I am suppose to work this out somehow but I am not sure. I have tried many ways and I can't progress any further.
A streethg light his mounted at the top of a 15 ft tall pole. A man 6 ft tall walks away from the pole at a speed of 5ft/s along a straight path. How fast is the tip of the shadow moving when he is 40tf from the pole?
From this I know that I have a triangle with 2 known values on it, 15tf tall and then an opposite side of that is 6 feet tall. The rate of change of the bottom of the triangle is 5. I need to solve for c prime I am pretty sure. I am just not sure how to get that. I tried many different ways and none are correct.I tried to set up the pythagorean theorem but it didn't work and I am not sure why. I know that if I have 2 sides of a triangle I can figure out a third, so I tried to find the derivative of that but that didn't work.
Best Answer
The $15$ foot tall lightpole and the $6$ foot tall man aren’t sides of the same triangle. You actually have two triangles. Let $A$ be the point at the base of the lightpole, $B$ the point at the top of the lightpole, $C$ the point where the man is standing, $D$ the top of his head, and $E$ the end of his shadow. Then you have a right triangle $ABE$ with a vertical side of $15$ feet and another right triangle $CDE$ with a vertical side of $6$ feet. These triangles are related in a rather special way: they’re _______?

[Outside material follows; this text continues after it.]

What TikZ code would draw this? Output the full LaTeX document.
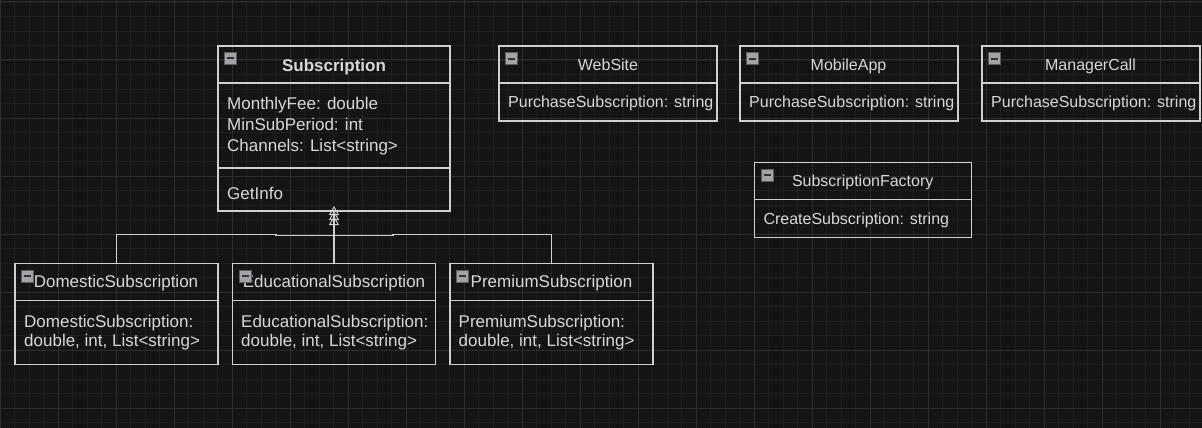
\documentclass[tikz,border=0pt]{standalone}
\usepackage{fontspec}
\setmainfont{Liberation Sans}
\usetikzlibrary{arrows.meta}
\definecolor{bg}{HTML}{141414}
\definecolor{gminor}{HTML}{1F1F1F}
\definecolor{gmajor}{HTML}{2D2D2D}
\definecolor{linec}{HTML}{D0D0D0}
\definecolor{txtc}{HTML}{D8D8D8}
\definecolor{iconf}{HTML}{A0A3A8}
\definecolor{icond}{HTML}{5C5E62}
\tikzset{
  box/.style={draw=linec, line width=1.3pt, inner sep=0pt, outer sep=0pt, anchor=north west},
  divline/.style={draw=linec, line width=1.3pt},
  lbl/.style={text=txtc, inner sep=0pt, anchor=base west, font=\fontsize{17}{20}\selectfont},
  lbls/.style={text=txtc, inner sep=0pt, anchor=base west, font=\fontsize{16}{19}\selectfont},
  ttl/.style={text=txtc, inner sep=0pt, anchor=base, font=\fontsize{17}{20}\selectfont},
  ttls/.style={text=txtc, inner sep=0pt, anchor=base, font=\fontsize{16}{19}\selectfont},
  edge/.style={draw=linec, line width=1.3pt, -{Triangle[open, length=9pt, width=10pt, line width=1pt]}},
  minusicon/.pic={
    \draw[draw=icond, fill=iconf, line width=0.8pt] (0,0) rectangle (12,12);
    \draw[draw=black!80, line width=2pt] (2.5,6) -- (9.5,6);
  },
  gridminor/.style={draw=gminor, line width=0.9pt},
  gridmajor/.style={draw=gmajor, line width=1pt}
}
\begin{document}
\begin{tikzpicture}[x=1pt, y=-1pt]
\useasboundingbox (0,0) rectangle (1202,428);
\fill[bg] (0,0) rectangle (1202,428);
% grid
\foreach \i in {0,...,82} { \pgfmathsetmacro\gx{0.3+14.5*\i} \draw[gridminor] (\gx,0) -- (\gx,428); }
\foreach \j in {0,...,29} { \pgfmathsetmacro\gy{2+14.5*\j} \draw[gridminor] (0,\gy) -- (1202,\gy); }
\foreach \i in {0,...,20} { \pgfmathsetmacro\gx{0.3+58*\i} \draw[gridmajor] (\gx,0) -- (\gx,428); }
\foreach \j in {0,...,7} { \pgfmathsetmacro\gy{2+58*\j} \draw[gridmajor] (0,\gy) -- (1202,\gy); }

% Subscription
\node[box, minimum width=232pt, minimum height=165pt] (sub) at (218,46) {};
\draw[divline] (sub.west |- 0,83) -- (sub.east |- 0,83);
\draw[divline] (sub.west |- 0,168) -- (sub.east |- 0,168);
\pic at (224,52) {minusicon};
\node[ttl, font=\fontsize{17}{20}\selectfont\bfseries] (subt) at (334,71.7) {Subscription};
\node[lbl] (suba1) at (227,109) {MonthlyFee: double};
\node[lbl] (suba2) at (227,130) {MinSubPeriod: int};
\node[lbl] (suba3) at (227,151) {Channels: List<string>};
\node[lbl] (subm1) at (227,199) {GetInfo};

% WebSite
\node[box, minimum width=218pt, minimum height=75pt] (web) at (499,46) {};
\draw[divline] (web.west |- 0,83) -- (web.east |- 0,83);
\pic at (505,52.7) {minusicon};
\node[ttls] (webt) at (608,70.3) {WebSite};
\node[lbls] (weba) at (508,107.7) {PurchaseSubscription: string};

% MobileApp
\node[box, minimum width=218pt, minimum height=75pt] (mob) at (740,46) {};
\draw[divline] (mob.west |- 0,83) -- (mob.east |- 0,83);
\pic at (746,52.7) {minusicon};
\node[ttls] (mobt) at (848.5,70.3) {MobileApp};
\node[lbls] (moba) at (749,107.7) {PurchaseSubscription: string};

% ManagerCall
\node[box, minimum width=218pt, minimum height=75pt] (mgr) at (982,46) {};
\draw[divline] (mgr.west |- 0,83) -- (mgr.east |- 0,83);
\pic at (988,52.7) {minusicon};
\node[ttls] (mgrt) at (1090.5,70.3) {ManagerCall};
\node[lbls] (mgra) at (991,107.7) {PurchaseSubscription: string};

% SubscriptionFactory
\node[box, minimum width=217pt, minimum height=75pt] (fac) at (754.5,162.3) {};
\draw[divline] (fac.west |- 0,199.5) -- (fac.east |- 0,199.5);
\pic at (761,169) {minusicon};
\node[ttls] (fact) at (862.7,186) {SubscriptionFactory};
\node[lbls] (faca) at (763.3,224) {CreateSubscription: string};

% DomesticSubscription
\node[box, minimum width=203pt, minimum height=101.5pt] (dom) at (15,263.3) {};
\draw[divline] (dom.west |- 0,300.7) -- (dom.east |- 0,300.7);
\pic at (21,270) {minusicon};
\node[ttl] (domt) at (116,287.7) {DomesticSubscription};
\node[lbl] (doma1) at (24,327.3) {DomesticSubscription:};
\node[lbl] (doma2) at (24,346.7) {double, int, List<string>};

% EducationalSubscription
\node[box, minimum width=203pt, minimum height=101.5pt] (edu) at (232.5,263.3) {};
\draw[divline] (edu.west |- 0,300.7) -- (edu.east |- 0,300.7);
\node[ttl] (edut) at (334,287.7) {EducationalSubscription};
\pic at (239,270) {minusicon};
\begin{scope}
\clip (232.5,300) rectangle (435.5,365);
\node[lbl] (edua1) at (241,327.3) {EducationalSubscription:};
\end{scope}
\node[lbl] (edua2) at (241,346.7) {double, int, List<string>};

% PremiumSubscription
\node[box, minimum width=203pt, minimum height=101.5pt] (pre) at (450,263.3) {};
\draw[divline] (pre.west |- 0,300.7) -- (pre.east |- 0,300.7);
\pic at (456,270) {minusicon};
\node[ttl] (pret) at (551.5,287.7) {PremiumSubscription};
\node[lbl] (prea1) at (458.5,327.3) {PremiumSubscription:};
\node[lbl] (prea2) at (458.5,346.7) {double, int, List<string>};

% inheritance connectors
\draw[edge] (dom.north) -- (dom.north |- 0,234.3) -- (276,234.3) -- (276,235.8) -- (334,235.8) -- ([yshift=5pt]sub.south);
\draw[edge] (pre.north) -- (pre.north |- 0,234.3) -- (393,234.3) -- (393,235.8) -- (334,235.8) -- (sub.south);
\draw[edge] (edu.north) -- ([yshift=-5pt]sub.south);
\end{tikzpicture}
\end{document}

Now let $x$ be the distance of the man from the lightpole, i.e., the length of $\overline{AC}$. You know what $dx/dt$ is. Let $y$ be the length of $\overline{AE}$, the distance from the lightpole to the tip of his shadow. You want to find $dy/dt$. If you can answer the question above, you should be able to find a relationship between $x$ and $y$ that you can use to find $dy/dt$.